The Principles of Flirting Applied to Interviews By: Jun Loayza
Under: Fun, InterviewWhether anyone likes to admit it or not, interviewing and recruitment are all about politics. And I don’t mean the presidential election. What I mean by politics is that what ultimately determines if you get the offer is whether the company loved you. More specifically, you’ll get the offer if your interviewer loved you. That’s it, plain and simple. If the company loves you, then you’re getting a phone call with the offer. If the company disliked you or just didn’t care about you, then you’re getting the dreaded letter in the mail. This brings me to the point of this blog: should you flirt with your interviewer?No one is going to admit that you should. Career center, career counselors, your friends, recruiters, and company representatives will all tell you to keep the interview professional and to try and find a common ground of interest, but to never cross the “professional line.” However, I want you to take a step back, open your mind, and continue reading what I’m writing.
The fact is that people are attracted to people. I’m going to honestly tell you that during my recruitment season, I knew that I was going to have a terrific interview when I walked into the interview room and the person sitting across from me was a woman. Now, don’t think that I interview poorly with men. I feel that I interview just as well with both, but find it much easier and smoother to interview with woman. The best way for me to relate this to you is by telling you an example:
I made it to second rounds with a company and I wore my best suit and tie to interview at the office. As FD Style tells you to do, I connected well with all of my peers who I was recruiting with and connected exceptionally well with the receptionist at the front desk. My buddy (the office buddy that is assigned to you) and I were chatting and laughing together telling each other stories while she walked me to my interviewer’s office. We walked into the office still laughing and she introduced me to a very attractive woman in her late 20’s who was my interviewer. We sat down and she asked me what we were laughing about. I casually mentioned that we were talking about our experiences with undie run at UCLA. Of course she asked what undie run was and I teasingly said,
“Oh, I don’t think you can handle what undie run is.”
She replied, “Oh really? Try me.”
So I told her what it was and she said, “I wish we had something like that on our campus”
“You would have loved it. So I’m getting the feeling that you went a little crazy as an undergrad, am I right? Were you in any sororities?” I continued
And the conversation took off from there. Lame? You could say that, but you can’t deny the fact that her and I connected well, and she definitely liked having a conversation with me. I made it fun and exciting by teasing her and assuming things about her. We hit it off during the interview and I still keep in contact with her today.

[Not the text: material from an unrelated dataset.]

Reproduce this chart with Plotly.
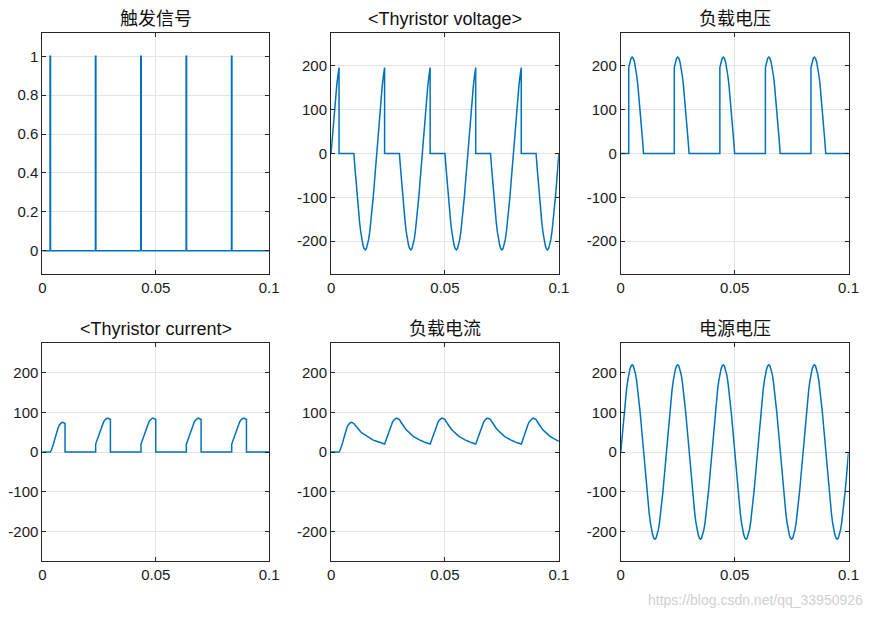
import plotly.graph_objects as go

PERIOD = 0.02
N_CYCLES = 5
T_STEP = 0.0005
FIRE_OFFSET = 0.0035
# one period of the source voltage, sampled every 0.5 ms (V)
src_cycle = [0, 34, 68, 100, 129, 156, 178, 196, 209, 217, 220, 217, 209, 196, 178, 156, 129, 100, 68, 34,
             0, -34, -68, -100, -129, -156, -178, -196, -209, -217, -220, -217, -209, -196, -178, -156, -129, -100, -68, -34]
# load current from firing instant (0.5 ms steps), first cycle and later cycles (A)
i_first_rise = [0, 5, 12, 22, 33, 44, 54, 62, 68, 72, 74, 75, 74, 72]
i_first_decay = [68, 64, 60, 57, 54, 51, 48, 46, 44, 42, 40, 38, 36, 35, 33, 32, 30, 29, 28, 27, 26, 25, 24, 23, 22, 21, 20]
i_rise = [20, 28, 37, 46, 55, 63, 70, 76, 80, 83, 85, 85, 84, 82]
i_decay = [77, 72, 68, 64, 60, 56, 53, 50, 47, 45, 42, 40, 38, 36, 34, 33, 31, 30, 29, 27, 26, 25, 24, 23, 22, 21, 20]
# trigger pulse times (s)
fire_times = [0.0035, 0.0235, 0.0435, 0.0635, 0.0835]

COLOR = "#0072BD"
FIRE_IDX = int(round(FIRE_OFFSET / T_STEP))   # 7
HALF_IDX = 20

t_src, v_src = [], []
t_load, v_load = [], []
t_thv, v_thv = [], []
t_thi, v_thi = [], []
t_li, v_li = [], []
for c in range(N_CYCLES):
    base = c * PERIOD
    for k, v in enumerate(src_cycle):
        t = round(base + k * T_STEP, 6)
        t_src.append(t); v_src.append(v)
        if k < FIRE_IDX:
            t_load.append(t); v_load.append(0)
            t_thv.append(t); v_thv.append(v)
        elif k == FIRE_IDX:
            t_load += [t, t]; v_load += [0, v]
            t_thv += [t, t]; v_thv += [v, 0]
        elif k <= HALF_IDX:
            t_load.append(t); v_load.append(v)
            t_thv.append(t); v_thv.append(0)
        else:
            t_load.append(t); v_load.append(0)
            t_thv.append(t); v_thv.append(v)
    rise = i_first_rise if c == 0 else i_rise
    if c == 0:
        for k in range(FIRE_IDX):
            t_li.append(round(k * T_STEP, 6)); v_li.append(0)
    for j, val in enumerate(rise):
        t_li.append(round(base + FIRE_OFFSET + j * T_STEP, 6)); v_li.append(val)
    dec = i_first_decay if c == 0 else i_decay
    for j, val in enumerate(dec):
        t = round(base + 0.0105 + j * T_STEP, 6)
        if t < base + PERIOD + FIRE_OFFSET and t <= 0.1:
            t_li.append(t); v_li.append(val)
    if c == 0:
        t_thi += [0, FIRE_OFFSET]; v_thi += [0, 0]
    else:
        t_thi += [round(base + FIRE_OFFSET, 6)]; v_thi += [0]
    for j, val in enumerate(rise):
        t_thi.append(round(base + FIRE_OFFSET + j * T_STEP, 6)); v_thi.append(val)
    t_thi += [round(base + 0.01, 6), round(base + PERIOD, 6)]; v_thi += [0, 0]
t_src.append(0.1); v_src.append(0)
t_load.append(0.1); v_load.append(0)
t_thv.append(0.1); v_thv.append(0)
t_thi.append(0.1); v_thi.append(0)

t_trig, v_trig = [0], [0]
for ft in fire_times:
    t_trig += [ft - 0.0001, ft - 0.0001, ft + 0.0001, ft + 0.0001]
    v_trig += [0, 1, 1, 0]
t_trig.append(0.1); v_trig.append(0)

panels = [
    ("触发信号", t_trig, v_trig),
    ("<Thyristor voltage>", t_thv, v_thv),
    ("负载电压", t_load, v_load),
    ("<Thyristor current>", t_thi, v_thi),
    ("负载电流", t_li, v_li),
    ("电源电压", t_src, v_src),
]

W, H = 875, 619
xdoms = [(41, 268), (330, 558), (620, 848)]
ydoms = [(33, 274), (343, 561)]

def fx(px):
    return min(1.0, max(0.0, (px - 2.6) / (W * 0.985)))

fig = go.Figure()
annotations = []
for i, (title, xs, ys) in enumerate(panels):
    r, c = divmod(i, 3)
    n = i + 1
    xa = "xaxis" if n == 1 else f"xaxis{n}"
    ya = "yaxis" if n == 1 else f"yaxis{n}"
    fig.add_trace(go.Scatter(x=xs, y=ys, mode="lines", line=dict(color=COLOR, width=1.5),
                             xaxis=f"x{'' if n == 1 else n}", yaxis=f"y{'' if n == 1 else n}",
                             showlegend=False, hoverinfo="skip"))
    x0, x1 = xdoms[c]; y0, y1 = ydoms[r]
    common = dict(showline=True, mirror="ticks", linecolor="#262626", linewidth=1,
                  ticks="inside", ticklen=4, tickcolor="#262626", showgrid=True,
                  gridcolor="#e3e3e3", zeroline=False,
                  tickfont=dict(family="Liberation Sans, Arial", size=15, color="#1a1a1a"))
    fig.layout[xa] = dict(domain=[fx(x0), fx(x1)], range=[0, 0.1],
                          tickvals=[0, 0.05, 0.1], ticktext=["0", "0.05", "0.1"],
                          anchor=f"y{'' if n == 1 else n}", **common)
    if i == 0:
        yr = [-0.12, 1.12]; tv = [0, 0.2, 0.4, 0.6, 0.8, 1]; tt = ["0", "0.2", "0.4", "0.6", "0.8", "1"]
    else:
        yr = [-275, 275]; tv = [-200, -100, 0, 100, 200]; tt = [str(v) for v in tv]
    fig.layout[ya] = dict(domain=[1 - y1 / H, 1 - y0 / H], range=yr, tickvals=tv, ticktext=tt,
                          anchor=f"x{'' if n == 1 else n}", **common)
    annotations.append(dict(text=title, x=fx((x0 + x1) / 2), y=1 - y0 / H, xref="paper", yref="paper",
                            xanchor="center", yanchor="bottom", yshift=2, showarrow=False,
                            font=dict(family="Liberation Sans, Noto Sans CJK SC", size=18, color="#111")))
annotations.append(dict(text="https://blog.csdn.net/qq_33950926", x=1.0, y=1 - 600 / H,
                        xref="paper", yref="paper", xanchor="right", yanchor="middle", showarrow=False,
                        font=dict(family="Liberation Sans", size=14, color="#d0d0d0")))
fig.update_layout(width=W, height=H, margin=dict(l=0, r=0, t=0, b=0),
                  paper_bgcolor="white", plot_bgcolor="white", annotations=annotations)
fig.write_html("out.html", config={"displayModeBar": False},
               post_script="document.body.style.margin='0';document.body.style.overflow='hidden';")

So, am I telling you to go out there and flirt with every interviewer? NO, that is not what I am saying. My point was to give you an example of a time that it worked for me and how it is possible to flirt with the interviewer successfully. If you’ve been reading our materials, then you know that one of the first rules of interviewing is that you must always smile. Don’t flirt with the interviewer if you’re not comfortable, but at least always keep a smile on your face. Smiles are attractive, and you’ll hopefully brighten up your interviewer’s day.
How and what to say to flirt successfully is completely out of the scope of this blog. What I want you to take away from this blog is the knowledge that looks, appeal, and personality play a major role during the recruitment process. Use this knowledge to your advantage and implement it into your interviewing and recruitment strategies.